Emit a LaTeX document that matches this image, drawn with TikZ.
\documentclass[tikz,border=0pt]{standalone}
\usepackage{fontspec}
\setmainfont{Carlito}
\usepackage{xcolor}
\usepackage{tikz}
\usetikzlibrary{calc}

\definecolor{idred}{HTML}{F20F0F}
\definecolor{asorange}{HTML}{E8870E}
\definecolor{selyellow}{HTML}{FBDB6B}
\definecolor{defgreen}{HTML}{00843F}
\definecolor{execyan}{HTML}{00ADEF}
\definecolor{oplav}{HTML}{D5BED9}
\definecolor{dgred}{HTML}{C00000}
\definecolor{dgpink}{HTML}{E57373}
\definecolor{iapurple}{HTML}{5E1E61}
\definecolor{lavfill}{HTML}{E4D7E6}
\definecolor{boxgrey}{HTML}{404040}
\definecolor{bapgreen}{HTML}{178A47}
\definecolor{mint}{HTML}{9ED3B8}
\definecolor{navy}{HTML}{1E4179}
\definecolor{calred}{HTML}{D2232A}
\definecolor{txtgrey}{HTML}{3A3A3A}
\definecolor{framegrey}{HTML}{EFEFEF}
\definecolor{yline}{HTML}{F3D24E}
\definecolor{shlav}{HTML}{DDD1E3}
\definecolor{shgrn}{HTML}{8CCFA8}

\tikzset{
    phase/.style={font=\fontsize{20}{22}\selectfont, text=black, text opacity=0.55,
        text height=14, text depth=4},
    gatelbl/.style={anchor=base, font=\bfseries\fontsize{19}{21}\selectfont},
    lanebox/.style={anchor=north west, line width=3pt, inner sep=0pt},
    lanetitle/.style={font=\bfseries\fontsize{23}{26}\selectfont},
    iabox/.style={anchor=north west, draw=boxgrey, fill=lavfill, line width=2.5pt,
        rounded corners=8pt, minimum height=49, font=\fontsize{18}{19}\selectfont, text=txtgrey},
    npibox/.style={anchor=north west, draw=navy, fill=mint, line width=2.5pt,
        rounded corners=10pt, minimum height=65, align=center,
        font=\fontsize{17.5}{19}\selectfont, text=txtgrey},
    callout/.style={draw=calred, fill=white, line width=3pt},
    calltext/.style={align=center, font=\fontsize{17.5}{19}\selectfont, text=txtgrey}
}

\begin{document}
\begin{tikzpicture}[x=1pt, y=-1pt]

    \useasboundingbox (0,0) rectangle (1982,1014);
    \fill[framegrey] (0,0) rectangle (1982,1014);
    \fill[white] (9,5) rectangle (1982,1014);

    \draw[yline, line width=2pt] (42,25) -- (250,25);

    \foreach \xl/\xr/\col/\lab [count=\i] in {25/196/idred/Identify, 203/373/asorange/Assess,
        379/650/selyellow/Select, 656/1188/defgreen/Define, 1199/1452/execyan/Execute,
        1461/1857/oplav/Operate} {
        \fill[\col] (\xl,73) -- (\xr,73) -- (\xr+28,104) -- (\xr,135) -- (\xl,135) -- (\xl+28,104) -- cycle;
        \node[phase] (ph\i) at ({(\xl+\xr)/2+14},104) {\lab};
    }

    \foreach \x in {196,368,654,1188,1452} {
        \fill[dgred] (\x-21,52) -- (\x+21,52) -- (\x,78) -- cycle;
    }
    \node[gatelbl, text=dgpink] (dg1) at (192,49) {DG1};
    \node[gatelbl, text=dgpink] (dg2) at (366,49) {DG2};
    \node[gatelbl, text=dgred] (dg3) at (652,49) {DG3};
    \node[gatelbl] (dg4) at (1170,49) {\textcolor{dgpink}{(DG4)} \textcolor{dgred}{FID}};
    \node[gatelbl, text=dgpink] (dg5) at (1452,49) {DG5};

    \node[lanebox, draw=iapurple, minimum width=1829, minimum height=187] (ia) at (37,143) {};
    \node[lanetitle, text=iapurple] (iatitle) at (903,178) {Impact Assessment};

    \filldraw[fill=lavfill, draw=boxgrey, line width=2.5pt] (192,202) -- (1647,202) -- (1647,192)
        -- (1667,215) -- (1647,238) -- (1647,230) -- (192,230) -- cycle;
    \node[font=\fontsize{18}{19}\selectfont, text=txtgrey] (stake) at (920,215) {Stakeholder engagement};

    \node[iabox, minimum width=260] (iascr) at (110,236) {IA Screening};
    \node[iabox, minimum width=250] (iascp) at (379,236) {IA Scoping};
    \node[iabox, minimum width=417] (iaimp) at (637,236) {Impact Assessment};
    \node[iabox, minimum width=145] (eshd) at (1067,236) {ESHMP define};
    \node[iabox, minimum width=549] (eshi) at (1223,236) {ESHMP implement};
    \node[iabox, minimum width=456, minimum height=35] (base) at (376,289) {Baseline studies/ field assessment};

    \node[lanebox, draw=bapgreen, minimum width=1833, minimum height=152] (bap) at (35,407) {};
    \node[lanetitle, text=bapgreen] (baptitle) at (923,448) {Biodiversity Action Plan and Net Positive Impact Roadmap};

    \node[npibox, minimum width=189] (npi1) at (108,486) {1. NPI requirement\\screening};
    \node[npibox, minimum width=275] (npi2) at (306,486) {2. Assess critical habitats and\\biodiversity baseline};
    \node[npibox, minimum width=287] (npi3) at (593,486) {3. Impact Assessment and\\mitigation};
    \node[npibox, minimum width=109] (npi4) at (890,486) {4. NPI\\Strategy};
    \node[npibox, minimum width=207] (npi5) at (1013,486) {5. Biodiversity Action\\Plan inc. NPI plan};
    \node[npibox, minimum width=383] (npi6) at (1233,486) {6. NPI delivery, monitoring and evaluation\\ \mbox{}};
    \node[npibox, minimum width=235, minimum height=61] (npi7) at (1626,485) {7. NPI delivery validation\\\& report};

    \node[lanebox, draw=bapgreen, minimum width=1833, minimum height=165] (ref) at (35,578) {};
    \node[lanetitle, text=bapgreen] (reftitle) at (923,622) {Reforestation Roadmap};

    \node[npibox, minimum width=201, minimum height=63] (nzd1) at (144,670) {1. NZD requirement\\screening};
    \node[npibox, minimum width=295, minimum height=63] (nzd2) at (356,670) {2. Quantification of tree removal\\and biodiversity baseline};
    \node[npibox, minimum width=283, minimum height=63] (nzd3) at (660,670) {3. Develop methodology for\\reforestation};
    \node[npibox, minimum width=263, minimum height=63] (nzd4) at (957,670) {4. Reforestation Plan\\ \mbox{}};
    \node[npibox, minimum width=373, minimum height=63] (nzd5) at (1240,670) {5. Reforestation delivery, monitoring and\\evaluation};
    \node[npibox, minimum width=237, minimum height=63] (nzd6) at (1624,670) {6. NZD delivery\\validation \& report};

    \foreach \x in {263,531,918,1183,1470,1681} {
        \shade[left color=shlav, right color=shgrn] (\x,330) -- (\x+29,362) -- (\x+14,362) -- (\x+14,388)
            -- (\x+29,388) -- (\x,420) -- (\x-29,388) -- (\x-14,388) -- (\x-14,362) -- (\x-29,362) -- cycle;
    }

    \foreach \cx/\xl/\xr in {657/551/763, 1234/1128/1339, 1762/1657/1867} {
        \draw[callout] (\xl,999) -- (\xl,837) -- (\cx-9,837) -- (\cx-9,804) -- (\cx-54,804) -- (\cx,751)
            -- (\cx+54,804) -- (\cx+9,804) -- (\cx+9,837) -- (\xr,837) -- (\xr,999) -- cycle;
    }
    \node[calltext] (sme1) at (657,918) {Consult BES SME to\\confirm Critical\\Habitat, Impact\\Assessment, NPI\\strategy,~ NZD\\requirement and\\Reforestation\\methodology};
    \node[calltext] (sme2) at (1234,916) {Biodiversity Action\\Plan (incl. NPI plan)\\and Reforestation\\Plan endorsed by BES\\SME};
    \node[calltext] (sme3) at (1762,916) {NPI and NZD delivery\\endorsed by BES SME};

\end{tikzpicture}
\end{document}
******
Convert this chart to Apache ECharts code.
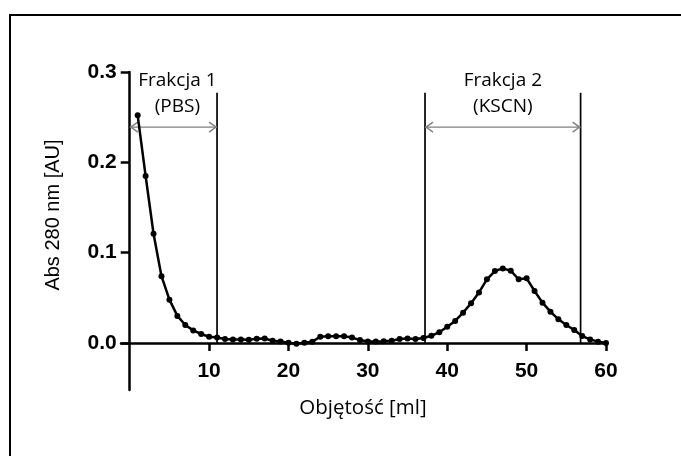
******
INSTRUCTIONS TO FOLLOW ▸
Scan the material above for the string "this" and report each line where you find it.

RESPONSE TO THE EXERCISE ▸
Emit a LaTeX document that matches this image, drawn with TikZ.
Convert this chart to Apache ECharts code.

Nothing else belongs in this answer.